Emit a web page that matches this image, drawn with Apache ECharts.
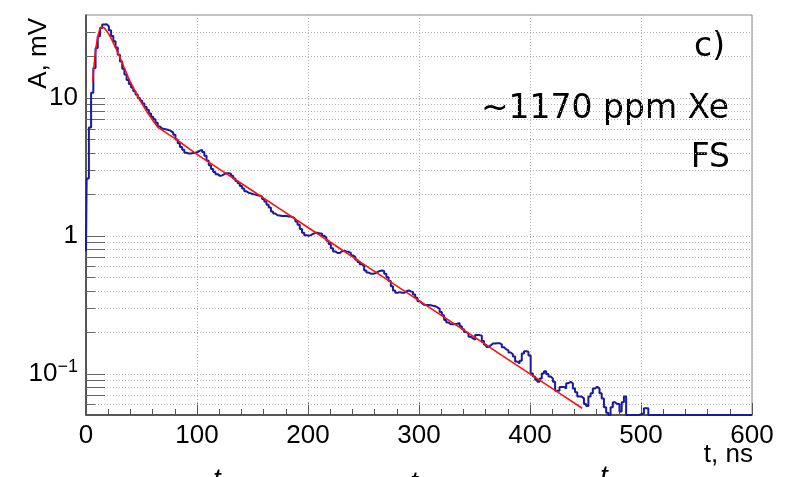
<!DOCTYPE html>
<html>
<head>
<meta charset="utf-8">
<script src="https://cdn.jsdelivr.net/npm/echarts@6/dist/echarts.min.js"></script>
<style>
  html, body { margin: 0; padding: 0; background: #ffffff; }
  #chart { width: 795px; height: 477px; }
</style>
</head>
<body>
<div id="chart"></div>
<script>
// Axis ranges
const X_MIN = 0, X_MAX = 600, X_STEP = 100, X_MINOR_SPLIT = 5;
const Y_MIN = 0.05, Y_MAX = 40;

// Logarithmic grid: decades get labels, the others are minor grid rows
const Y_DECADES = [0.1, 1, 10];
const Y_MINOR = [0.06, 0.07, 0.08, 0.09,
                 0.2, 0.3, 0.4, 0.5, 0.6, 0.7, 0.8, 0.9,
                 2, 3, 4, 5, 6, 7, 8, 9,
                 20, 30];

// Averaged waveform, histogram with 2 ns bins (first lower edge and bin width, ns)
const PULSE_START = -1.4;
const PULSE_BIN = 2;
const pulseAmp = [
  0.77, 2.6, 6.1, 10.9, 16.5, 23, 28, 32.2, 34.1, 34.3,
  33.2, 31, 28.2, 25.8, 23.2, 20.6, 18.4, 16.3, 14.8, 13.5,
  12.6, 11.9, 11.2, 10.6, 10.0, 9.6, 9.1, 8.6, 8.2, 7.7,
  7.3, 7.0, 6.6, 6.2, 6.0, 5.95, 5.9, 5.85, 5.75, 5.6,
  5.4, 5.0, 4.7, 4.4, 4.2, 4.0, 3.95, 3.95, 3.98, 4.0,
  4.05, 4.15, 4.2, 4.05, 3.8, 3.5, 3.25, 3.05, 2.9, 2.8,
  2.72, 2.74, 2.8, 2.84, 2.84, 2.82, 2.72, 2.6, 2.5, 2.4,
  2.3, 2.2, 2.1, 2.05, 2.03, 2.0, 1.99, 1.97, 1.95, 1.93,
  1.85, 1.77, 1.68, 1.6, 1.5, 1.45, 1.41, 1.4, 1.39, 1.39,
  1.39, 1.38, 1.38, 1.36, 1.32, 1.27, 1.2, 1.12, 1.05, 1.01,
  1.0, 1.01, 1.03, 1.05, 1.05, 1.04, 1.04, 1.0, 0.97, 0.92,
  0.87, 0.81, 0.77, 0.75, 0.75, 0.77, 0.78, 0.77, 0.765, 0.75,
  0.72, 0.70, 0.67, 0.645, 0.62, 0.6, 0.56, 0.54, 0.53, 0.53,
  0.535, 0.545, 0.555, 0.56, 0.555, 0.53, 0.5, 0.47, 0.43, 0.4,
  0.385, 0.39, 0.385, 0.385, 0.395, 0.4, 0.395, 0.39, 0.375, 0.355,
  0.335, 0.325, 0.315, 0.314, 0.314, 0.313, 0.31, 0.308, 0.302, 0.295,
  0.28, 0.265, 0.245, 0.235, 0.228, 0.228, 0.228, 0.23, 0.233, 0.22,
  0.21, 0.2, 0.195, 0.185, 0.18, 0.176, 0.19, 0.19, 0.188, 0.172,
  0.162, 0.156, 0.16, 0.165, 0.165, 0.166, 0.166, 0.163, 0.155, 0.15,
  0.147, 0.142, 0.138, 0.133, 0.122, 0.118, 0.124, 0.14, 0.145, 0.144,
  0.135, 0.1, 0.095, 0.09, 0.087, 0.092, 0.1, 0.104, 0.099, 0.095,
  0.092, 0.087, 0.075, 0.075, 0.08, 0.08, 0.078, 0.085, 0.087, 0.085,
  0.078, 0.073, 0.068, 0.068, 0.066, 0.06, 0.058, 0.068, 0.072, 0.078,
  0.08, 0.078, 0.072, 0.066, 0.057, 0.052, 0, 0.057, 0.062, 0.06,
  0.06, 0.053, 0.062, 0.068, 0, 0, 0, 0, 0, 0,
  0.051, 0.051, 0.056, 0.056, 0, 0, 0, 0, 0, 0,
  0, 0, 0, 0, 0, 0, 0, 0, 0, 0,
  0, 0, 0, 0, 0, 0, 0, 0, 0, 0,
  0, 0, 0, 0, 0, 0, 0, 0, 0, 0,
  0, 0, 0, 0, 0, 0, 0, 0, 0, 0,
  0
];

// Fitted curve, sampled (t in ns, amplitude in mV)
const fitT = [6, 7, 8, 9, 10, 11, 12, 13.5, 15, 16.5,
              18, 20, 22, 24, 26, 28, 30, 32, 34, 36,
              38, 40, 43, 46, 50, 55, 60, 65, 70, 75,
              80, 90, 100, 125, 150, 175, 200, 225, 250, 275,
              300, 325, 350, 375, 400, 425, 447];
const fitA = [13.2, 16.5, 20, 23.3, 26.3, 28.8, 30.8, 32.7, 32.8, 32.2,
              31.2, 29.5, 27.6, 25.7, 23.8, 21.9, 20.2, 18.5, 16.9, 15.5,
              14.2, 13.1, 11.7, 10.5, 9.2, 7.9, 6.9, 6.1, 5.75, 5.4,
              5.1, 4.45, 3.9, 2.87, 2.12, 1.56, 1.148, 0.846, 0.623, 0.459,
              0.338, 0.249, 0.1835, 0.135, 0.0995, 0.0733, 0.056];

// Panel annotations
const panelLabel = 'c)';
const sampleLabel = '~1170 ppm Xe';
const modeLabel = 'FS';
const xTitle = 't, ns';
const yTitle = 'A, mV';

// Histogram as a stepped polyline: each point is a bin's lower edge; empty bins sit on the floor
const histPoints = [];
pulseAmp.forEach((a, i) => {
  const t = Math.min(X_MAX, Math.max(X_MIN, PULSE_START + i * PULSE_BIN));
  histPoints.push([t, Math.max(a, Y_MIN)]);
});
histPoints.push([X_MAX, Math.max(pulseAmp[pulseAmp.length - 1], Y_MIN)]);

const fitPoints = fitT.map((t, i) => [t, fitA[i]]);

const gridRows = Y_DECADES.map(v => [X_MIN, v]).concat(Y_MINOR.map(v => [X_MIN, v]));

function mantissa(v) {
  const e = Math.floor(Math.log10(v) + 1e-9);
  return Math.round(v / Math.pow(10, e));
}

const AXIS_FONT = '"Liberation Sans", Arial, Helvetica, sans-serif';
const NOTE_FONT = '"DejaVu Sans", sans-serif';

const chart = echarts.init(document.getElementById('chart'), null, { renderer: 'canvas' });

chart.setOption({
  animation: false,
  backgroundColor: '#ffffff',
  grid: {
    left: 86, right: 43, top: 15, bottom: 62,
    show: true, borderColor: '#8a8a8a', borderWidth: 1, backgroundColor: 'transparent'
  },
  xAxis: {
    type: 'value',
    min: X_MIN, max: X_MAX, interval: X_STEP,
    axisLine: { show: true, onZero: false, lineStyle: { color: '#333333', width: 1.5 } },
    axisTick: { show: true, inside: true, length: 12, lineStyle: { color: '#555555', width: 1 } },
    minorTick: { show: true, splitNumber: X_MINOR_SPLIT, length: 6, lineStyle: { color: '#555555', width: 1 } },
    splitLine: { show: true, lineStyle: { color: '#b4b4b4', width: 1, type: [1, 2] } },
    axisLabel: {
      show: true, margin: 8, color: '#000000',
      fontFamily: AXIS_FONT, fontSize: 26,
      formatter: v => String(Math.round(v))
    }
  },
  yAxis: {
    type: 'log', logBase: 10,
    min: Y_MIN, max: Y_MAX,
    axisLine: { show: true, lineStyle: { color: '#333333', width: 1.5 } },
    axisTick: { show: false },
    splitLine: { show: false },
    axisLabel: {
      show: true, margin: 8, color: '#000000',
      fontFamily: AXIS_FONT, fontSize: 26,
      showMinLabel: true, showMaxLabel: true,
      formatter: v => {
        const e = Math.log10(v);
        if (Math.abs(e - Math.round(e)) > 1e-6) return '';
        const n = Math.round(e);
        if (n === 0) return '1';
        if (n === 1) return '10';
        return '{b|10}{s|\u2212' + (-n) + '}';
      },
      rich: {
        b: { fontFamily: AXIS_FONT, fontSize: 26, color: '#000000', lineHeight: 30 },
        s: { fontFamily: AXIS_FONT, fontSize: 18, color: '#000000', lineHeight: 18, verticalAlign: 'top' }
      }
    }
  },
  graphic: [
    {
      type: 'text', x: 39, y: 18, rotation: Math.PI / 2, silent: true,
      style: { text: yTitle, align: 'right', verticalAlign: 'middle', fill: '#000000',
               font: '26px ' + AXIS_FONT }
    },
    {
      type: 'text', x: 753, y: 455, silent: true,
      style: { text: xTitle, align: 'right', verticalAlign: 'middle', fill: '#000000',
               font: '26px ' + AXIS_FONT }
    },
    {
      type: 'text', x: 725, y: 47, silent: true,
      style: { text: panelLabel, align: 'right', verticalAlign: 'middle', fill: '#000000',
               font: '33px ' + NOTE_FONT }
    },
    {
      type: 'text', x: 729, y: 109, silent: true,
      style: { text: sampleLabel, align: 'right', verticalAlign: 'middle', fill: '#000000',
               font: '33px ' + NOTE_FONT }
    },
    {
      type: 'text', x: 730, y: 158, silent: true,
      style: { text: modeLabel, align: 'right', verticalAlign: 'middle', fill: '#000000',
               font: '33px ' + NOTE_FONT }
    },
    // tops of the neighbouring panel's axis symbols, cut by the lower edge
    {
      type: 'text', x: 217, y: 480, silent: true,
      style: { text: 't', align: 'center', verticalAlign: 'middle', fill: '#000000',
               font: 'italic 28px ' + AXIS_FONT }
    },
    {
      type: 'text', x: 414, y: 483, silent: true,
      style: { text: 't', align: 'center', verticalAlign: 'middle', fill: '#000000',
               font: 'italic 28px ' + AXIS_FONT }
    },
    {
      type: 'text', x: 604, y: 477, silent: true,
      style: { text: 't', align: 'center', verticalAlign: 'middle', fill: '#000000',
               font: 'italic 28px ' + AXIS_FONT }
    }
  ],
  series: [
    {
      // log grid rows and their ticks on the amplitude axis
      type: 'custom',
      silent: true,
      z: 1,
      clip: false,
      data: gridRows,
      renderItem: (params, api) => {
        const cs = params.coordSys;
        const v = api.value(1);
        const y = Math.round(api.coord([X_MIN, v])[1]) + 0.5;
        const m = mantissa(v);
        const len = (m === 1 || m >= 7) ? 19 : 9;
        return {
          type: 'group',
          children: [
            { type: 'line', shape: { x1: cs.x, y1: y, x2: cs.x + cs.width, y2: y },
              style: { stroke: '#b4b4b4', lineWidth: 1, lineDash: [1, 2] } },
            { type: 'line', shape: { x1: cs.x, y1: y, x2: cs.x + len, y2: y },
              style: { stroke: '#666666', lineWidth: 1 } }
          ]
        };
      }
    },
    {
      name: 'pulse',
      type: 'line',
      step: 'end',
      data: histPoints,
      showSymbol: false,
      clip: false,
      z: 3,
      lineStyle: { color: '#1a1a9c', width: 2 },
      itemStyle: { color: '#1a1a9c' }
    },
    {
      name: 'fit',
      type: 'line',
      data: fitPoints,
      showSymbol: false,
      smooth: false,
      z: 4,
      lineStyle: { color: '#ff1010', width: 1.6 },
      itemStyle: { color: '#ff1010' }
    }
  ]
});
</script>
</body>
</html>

WHAT IS BEING ASKED — Leave the pictures out and please restate exactly the lines running from the start of the material through the one with "const Y_MIN = 0.05, Y_MAX = 40;".

PROBLEM SOLUTION —
Emit a web page that matches this image, drawn with Apache ECharts.
<!DOCTYPE html>
<html>
<head>
<meta charset="utf-8">
<script src="https://cdn.jsdelivr.net/npm/echarts@6/dist/echarts.min.js"></script>
<style>
  html, body { margin: 0; padding: 0; background: #ffffff; }
  #chart { width: 795px; height: 477px; }
</style>
</head>
<body>
<div id="chart"></div>
<script>
// Axis ranges
const X_MIN = 0, X_MAX = 600, X_STEP = 100, X_MINOR_SPLIT = 5;
const Y_MIN = 0.05, Y_MAX = 40;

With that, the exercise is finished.